**Objective:**
Word for word, transcribe the lines below and drop the pictures.

**Recorded information:**
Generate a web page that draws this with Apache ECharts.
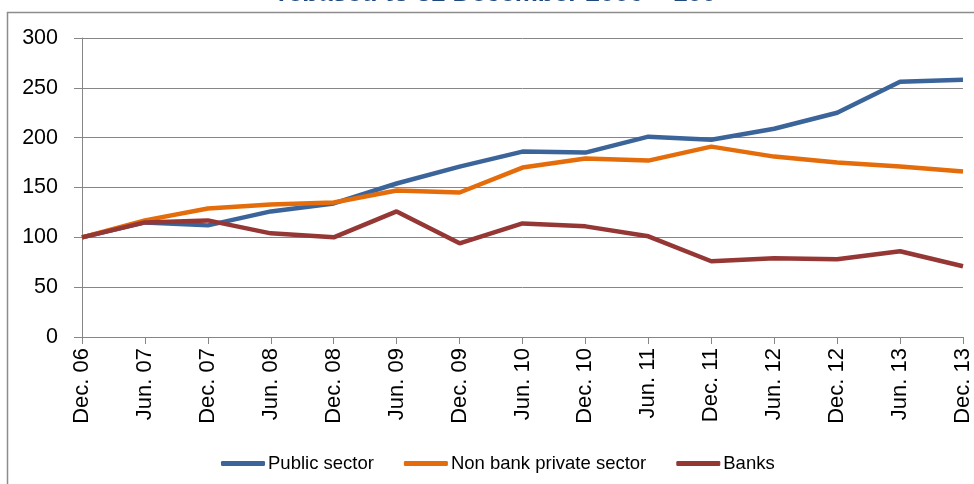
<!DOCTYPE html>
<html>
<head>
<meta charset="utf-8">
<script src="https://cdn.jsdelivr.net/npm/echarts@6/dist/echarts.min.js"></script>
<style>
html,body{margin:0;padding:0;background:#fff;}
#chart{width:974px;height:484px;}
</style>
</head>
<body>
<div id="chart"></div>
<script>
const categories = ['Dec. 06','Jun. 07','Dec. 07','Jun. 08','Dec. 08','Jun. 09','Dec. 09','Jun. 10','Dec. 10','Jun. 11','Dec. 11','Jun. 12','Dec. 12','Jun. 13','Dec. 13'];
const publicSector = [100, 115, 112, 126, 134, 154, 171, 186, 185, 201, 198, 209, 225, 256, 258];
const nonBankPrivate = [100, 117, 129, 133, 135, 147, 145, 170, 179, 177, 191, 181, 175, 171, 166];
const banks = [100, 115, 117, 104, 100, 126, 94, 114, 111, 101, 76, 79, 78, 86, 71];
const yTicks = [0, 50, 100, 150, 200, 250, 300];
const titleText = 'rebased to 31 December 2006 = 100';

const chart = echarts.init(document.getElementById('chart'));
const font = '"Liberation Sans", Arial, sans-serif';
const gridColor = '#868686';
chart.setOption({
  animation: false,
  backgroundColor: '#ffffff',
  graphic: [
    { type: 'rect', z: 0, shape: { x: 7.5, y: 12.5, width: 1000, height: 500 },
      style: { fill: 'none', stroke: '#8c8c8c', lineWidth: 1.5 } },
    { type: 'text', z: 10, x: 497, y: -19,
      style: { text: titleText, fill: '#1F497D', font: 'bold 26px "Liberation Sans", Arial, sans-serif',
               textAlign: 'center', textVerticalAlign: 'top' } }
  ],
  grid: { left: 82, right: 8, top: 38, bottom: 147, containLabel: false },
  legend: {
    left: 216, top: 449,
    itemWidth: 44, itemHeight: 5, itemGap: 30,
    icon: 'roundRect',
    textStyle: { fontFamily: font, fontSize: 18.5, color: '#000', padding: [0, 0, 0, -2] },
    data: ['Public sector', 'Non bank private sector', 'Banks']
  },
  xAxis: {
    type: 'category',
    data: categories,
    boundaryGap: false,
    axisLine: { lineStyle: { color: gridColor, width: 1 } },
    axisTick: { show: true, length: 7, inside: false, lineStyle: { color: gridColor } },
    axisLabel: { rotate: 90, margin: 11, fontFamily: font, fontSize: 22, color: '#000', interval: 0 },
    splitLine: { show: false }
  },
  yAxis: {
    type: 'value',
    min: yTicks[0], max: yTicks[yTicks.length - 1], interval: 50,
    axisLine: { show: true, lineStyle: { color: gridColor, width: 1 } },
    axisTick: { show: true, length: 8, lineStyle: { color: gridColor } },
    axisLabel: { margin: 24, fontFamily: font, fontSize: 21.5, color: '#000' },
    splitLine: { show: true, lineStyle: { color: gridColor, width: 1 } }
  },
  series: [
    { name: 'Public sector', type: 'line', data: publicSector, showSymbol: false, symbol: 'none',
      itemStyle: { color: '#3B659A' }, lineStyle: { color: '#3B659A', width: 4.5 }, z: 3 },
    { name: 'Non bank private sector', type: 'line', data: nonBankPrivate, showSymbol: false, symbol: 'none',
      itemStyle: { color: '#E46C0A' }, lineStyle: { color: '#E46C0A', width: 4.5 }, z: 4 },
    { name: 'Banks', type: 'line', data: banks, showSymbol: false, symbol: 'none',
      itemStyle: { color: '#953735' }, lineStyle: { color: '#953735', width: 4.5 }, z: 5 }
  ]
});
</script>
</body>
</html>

**Result of the exercise:**
Generate a web page that draws this with Apache ECharts.
<!DOCTYPE html>
<html>
<head>
<meta charset="utf-8">
<script src="https://cdn.jsdelivr.net/npm/echarts@6/dist/echarts.min.js"></script>
<style>
html,body{margin:0;padding:0;background:#fff;}
#chart{width:974px;height:484px;}
</style>
</head>
<body>
<div id="chart"></div>
<script>
const categories = ['Dec. 06','Jun. 07','Dec. 07','Jun. 08','Dec. 08','Jun. 09','Dec. 09','Jun. 10','Dec. 10','Jun. 11','Dec. 11','Jun. 12','Dec. 12','Jun. 13','Dec. 13'];
const publicSector = [100, 115, 112, 126, 134, 154, 171, 186, 185, 201, 198, 209, 225, 256, 258];
const nonBankPrivate = [100, 117, 129, 133, 135, 147, 145, 170, 179, 177, 191, 181, 175, 171, 166];
const banks = [100, 115, 117, 104, 100, 126, 94, 114, 111, 101, 76, 79, 78, 86, 71];
const yTicks = [0, 50, 100, 150, 200, 250, 300];
const titleText = 'rebased to 31 December 2006 = 100';

const chart = echarts.init(document.getElementById('chart'));
const font = '"Liberation Sans", Arial, sans-serif';
const gridColor = '#868686';
chart.setOption({
  animation: false,
  backgroundColor: '#ffffff',
  graphic: [
    { type: 'rect', z: 0, shape: { x: 7.5, y: 12.5, width: 1000, height: 500 },
      style: { fill: 'none', stroke: '#8c8c8c', lineWidth: 1.5 } },
    { type: 'text', z: 10, x: 497, y: -19,
      style: { text: titleText, fill: '#1F497D', font: 'bold 26px "Liberation Sans", Arial, sans-serif',
               textAlign: 'center', textVerticalAlign: 'top' } }
  ],
  grid: { left: 82, right: 8, top: 38, bottom: 147, containLabel: false },
  legend: {
    left: 216, top: 449,
    itemWidth: 44, itemHeight: 5, itemGap: 30,
    icon: 'roundRect',
    textStyle: { fontFamily: font, fontSize: 18.5, color: '#000', padding: [0, 0, 0, -2] },
    data: ['Public sector', 'Non bank private sector', 'Banks']
  },
  xAxis: {
    type: 'category',
    data: categories,
    boundaryGap: false,
    axisLine: { lineStyle: { color: gridColor, width: 1 } },
    axisTick: { show: true, length: 7, inside: false, lineStyle: { color: gridColor } },
    axisLabel: { rotate: 90, margin: 11, fontFamily: font, fontSize: 22, color: '#000', interval: 0 },
    splitLine: { show: false }
  },
  yAxis: {
    type: 'value',
    min: yTicks[0], max: yTicks[yTicks.length - 1], interval: 50,
    axisLine: { show: true, lineStyle: { color: gridColor, width: 1 } },
    axisTick: { show: true, length: 8, lineStyle: { color: gridColor } },
    axisLabel: { margin: 24, fontFamily: font, fontSize: 21.5, color: '#000' },
    splitLine: { show: true, lineStyle: { color: gridColor, width: 1 } }
  },
  series: [
    { name: 'Public sector', type: 'line', data: publicSector, showSymbol: false, symbol: 'none',
      itemStyle: { color: '#3B659A' }, lineStyle: { color: '#3B659A', width: 4.5 }, z: 3 },
    { name: 'Non bank private sector', type: 'line', data: nonBankPrivate, showSymbol: false, symbol: 'none',
      itemStyle: { color: '#E46C0A' }, lineStyle: { color: '#E46C0A', width: 4.5 }, z: 4 },
    { name: 'Banks', type: 'line', data: banks, showSymbol: false, symbol: 'none',
      itemStyle: { color: '#953735' }, lineStyle: { color: '#953735', width: 4.5 }, z: 5 }
  ]
});
</script>
</body>
</html>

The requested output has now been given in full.